Columbia Glacier: A Case Study in Rapid Retreat
Columbia Glacier in Alaska’s Prince William Sound is one of the most studied examples of tidewater glacier collapse. It retreated roughly 20 kilometers in just three decades, a withdrawal that is unprecedented in at least 900 years based on marine sediment records. Before this retreat, the glacier had held an advanced position for nearly a millennium.
Glacier modeling suggests that the warming between 1910 and 1980, which includes the influence of human-caused climate change, was enough to push Columbia Glacier off its stable extended position and trigger its rapid retreat. Southern Alaska temperatures have now warmed to levels not seen since before the glacier’s long advance began around 1,100 years ago.
A similar story is unfolding in West Greenland, where one major tidewater outlet glacier retreated 6.7 kilometers between 2003 and 2023. Its ice discharge volume increased by 35% to 52% during that period, more than double the average increase seen across Greenland’s other outlet glaciers. Surface speed has increased and crevasses are migrating further upstream, both signs of ongoing instability.
Why Tidewater Glaciers Matter for Marine Life
Tidewater glaciers are not just ice factories. Where they meet the sea, they create some of the most productive marine habitats in high-latitude waters. In the Gulf of Alaska, freshwater pouring off glaciers drives the Alaska Coastal Current, which sustains commercial and subsistence fisheries along with millions of seabirds and marine mammals.
Glacial meltwater carries organic nutrients from land into the ocean, feeding the base of marine food webs. Small schooling fish that thrive in these nutrient-rich waters serve as a critical link between plankton and larger predators like whales, seals, and commercially important fish species. Researchers are using chemical signatures in the water to trace how much of this nearshore marine productivity depends specifically on glacier-derived nutrients versus purely oceanic sources.

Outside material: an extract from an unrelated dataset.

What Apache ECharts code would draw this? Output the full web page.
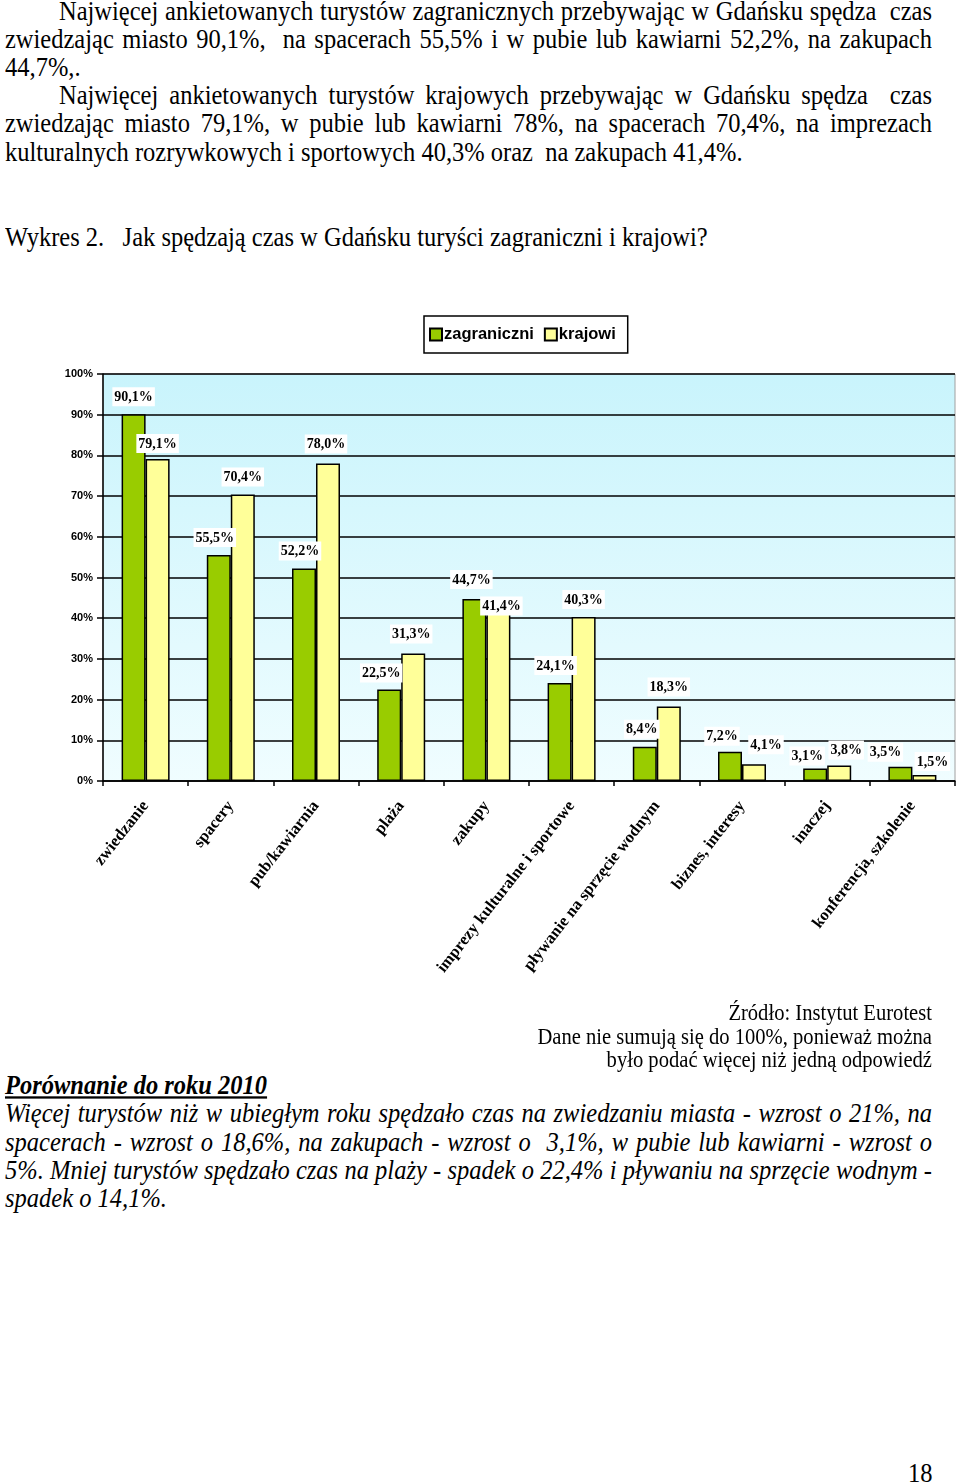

The early evidence suggests the terrestrial contribution is significant.
As tidewater glaciers retreat onto land and lose their ocean connection, these productive coastal habitats will change. The freshwater and nutrient inputs that support entire food webs will shift in timing, volume, and location, with consequences that ripple through Arctic and sub-Arctic ecosystems.
The Role in Sea Level Rise
Tidewater glaciers contribute to sea level rise both directly, by discharging ice into the ocean, and indirectly, by speeding up the flow of ice from further inland. In Svalbard, the calving and melting at glacier fronts accounted for roughly 10% to 20% of total ice loss between 2000 and 2019, but represented about 60% of the net mass actually lost to the ocean. In Alaska, the 36 tidewater glaciers lost ice at a rate equivalent to about 1.37 meters of water depth per year when spread across their total area.
These numbers carry large uncertainties, partly because the underwater portion of the ice is so difficult to measure and partly because the bedrock beneath these glaciers is poorly mapped in many regions. Studies have found that projected sea level contributions from tidewater glaciers are highly sensitive to the assumed shape of the bedrock underneath them. Small differences in estimated bed topography can produce very different predictions for how fast and how far a glacier will retreat. Getting those maps right is one of the biggest challenges in projecting ice loss from these systems.